DATA SEGMENT:
-.-.-
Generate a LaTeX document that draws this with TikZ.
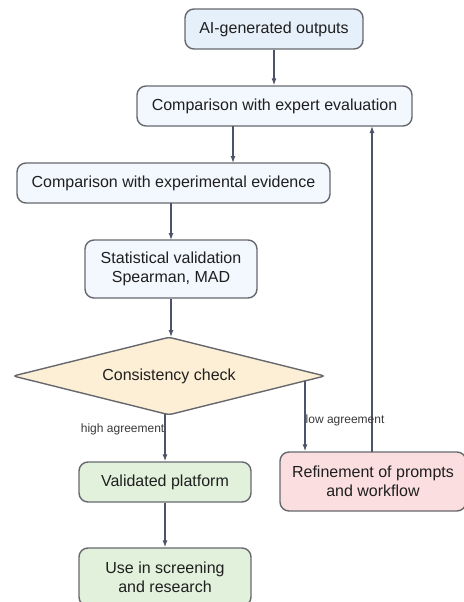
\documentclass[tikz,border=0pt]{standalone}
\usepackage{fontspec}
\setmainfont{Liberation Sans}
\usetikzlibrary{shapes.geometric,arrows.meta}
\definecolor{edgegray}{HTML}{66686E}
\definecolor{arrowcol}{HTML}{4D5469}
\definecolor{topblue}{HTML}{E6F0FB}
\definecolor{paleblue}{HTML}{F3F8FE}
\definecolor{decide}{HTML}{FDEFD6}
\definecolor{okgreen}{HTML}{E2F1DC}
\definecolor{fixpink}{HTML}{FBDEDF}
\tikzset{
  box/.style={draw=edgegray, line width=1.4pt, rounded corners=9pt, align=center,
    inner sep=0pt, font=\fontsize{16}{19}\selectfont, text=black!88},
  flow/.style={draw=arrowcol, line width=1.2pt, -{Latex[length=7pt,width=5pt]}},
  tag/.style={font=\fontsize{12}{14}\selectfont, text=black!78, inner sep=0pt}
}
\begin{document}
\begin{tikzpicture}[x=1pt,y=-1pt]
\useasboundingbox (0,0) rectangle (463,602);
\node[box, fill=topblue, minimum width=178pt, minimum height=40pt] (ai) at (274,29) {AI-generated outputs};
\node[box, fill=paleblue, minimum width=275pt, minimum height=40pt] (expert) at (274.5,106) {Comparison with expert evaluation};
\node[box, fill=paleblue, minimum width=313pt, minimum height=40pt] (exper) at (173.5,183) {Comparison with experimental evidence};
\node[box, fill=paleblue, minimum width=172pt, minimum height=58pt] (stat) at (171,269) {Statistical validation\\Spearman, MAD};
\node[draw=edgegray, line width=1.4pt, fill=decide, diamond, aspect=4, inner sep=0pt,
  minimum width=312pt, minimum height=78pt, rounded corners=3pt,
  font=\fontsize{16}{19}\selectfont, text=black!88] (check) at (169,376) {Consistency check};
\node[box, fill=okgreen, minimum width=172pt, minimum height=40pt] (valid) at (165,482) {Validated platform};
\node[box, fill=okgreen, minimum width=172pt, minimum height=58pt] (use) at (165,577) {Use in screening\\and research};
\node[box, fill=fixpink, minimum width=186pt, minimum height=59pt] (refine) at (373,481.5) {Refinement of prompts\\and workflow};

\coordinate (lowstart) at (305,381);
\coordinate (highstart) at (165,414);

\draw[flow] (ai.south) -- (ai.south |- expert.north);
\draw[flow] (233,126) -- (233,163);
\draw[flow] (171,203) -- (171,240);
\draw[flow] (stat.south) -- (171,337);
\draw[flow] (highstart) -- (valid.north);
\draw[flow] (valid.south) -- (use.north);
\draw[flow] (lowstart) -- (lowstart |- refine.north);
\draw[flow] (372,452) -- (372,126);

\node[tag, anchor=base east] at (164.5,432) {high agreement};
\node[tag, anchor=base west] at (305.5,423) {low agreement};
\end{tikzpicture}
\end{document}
-.-.-
THE REQUEST:
Work out how many lines of the listing above include the word "with". Report only the number.

CORRECT OUTPUT:
3